▼
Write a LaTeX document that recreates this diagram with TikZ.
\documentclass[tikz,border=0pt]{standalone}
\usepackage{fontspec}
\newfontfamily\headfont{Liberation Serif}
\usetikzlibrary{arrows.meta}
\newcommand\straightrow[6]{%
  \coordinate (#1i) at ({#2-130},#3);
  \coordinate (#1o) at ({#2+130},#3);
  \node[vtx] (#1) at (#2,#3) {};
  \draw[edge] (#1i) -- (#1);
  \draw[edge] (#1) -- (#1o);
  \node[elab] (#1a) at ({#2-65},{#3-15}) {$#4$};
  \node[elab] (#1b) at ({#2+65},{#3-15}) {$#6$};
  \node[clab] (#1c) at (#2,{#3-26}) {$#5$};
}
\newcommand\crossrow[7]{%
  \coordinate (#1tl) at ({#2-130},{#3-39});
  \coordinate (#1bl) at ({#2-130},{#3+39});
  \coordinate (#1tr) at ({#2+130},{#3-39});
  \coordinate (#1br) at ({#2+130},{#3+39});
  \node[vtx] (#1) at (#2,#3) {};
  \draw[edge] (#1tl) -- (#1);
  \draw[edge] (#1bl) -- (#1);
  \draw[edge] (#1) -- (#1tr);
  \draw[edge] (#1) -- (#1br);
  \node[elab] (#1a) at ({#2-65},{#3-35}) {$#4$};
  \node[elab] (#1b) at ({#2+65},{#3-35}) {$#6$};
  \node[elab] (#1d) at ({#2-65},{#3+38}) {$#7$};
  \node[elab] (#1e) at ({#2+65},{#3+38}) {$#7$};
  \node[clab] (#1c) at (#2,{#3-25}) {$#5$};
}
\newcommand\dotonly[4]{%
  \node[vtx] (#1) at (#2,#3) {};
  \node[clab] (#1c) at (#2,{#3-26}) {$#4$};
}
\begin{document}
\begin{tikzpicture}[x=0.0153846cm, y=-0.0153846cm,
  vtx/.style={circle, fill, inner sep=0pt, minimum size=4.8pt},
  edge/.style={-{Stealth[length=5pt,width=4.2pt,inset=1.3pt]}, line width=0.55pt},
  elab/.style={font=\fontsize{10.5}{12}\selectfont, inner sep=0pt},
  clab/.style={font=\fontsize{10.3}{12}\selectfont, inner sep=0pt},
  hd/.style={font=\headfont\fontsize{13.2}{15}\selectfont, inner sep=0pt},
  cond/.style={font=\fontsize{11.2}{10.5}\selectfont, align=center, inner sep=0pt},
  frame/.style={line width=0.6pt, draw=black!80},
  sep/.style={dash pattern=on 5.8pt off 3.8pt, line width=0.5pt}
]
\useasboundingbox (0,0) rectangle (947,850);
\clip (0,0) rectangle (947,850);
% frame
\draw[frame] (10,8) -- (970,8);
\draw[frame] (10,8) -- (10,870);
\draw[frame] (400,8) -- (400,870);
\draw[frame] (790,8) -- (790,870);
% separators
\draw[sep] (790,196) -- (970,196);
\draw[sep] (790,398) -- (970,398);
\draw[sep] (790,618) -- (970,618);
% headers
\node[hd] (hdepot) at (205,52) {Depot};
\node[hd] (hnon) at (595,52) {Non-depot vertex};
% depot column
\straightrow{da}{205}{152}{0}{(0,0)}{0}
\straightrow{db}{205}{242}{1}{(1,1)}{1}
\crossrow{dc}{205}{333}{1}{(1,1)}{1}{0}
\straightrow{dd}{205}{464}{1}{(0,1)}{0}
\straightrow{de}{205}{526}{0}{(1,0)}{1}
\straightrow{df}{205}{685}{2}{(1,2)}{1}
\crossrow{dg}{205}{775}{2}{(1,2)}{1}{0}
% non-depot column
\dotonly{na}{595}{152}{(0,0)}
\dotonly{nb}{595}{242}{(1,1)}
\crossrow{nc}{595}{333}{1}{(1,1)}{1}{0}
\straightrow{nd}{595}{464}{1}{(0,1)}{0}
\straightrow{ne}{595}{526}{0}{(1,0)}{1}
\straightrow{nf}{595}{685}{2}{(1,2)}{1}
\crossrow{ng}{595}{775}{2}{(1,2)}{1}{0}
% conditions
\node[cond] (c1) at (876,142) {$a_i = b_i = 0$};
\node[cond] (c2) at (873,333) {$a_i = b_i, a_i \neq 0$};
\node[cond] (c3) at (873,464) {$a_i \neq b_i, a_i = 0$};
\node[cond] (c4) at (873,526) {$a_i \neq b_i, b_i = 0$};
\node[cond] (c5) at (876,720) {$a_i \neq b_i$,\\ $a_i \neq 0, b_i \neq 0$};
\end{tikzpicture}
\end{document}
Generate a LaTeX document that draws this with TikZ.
▲
Task instructions
In the entries above, find each line with the word "LaTeX" and show it.

Answer to the exercise
Write a LaTeX document that recreates this diagram with TikZ.
Generate a LaTeX document that draws this with TikZ.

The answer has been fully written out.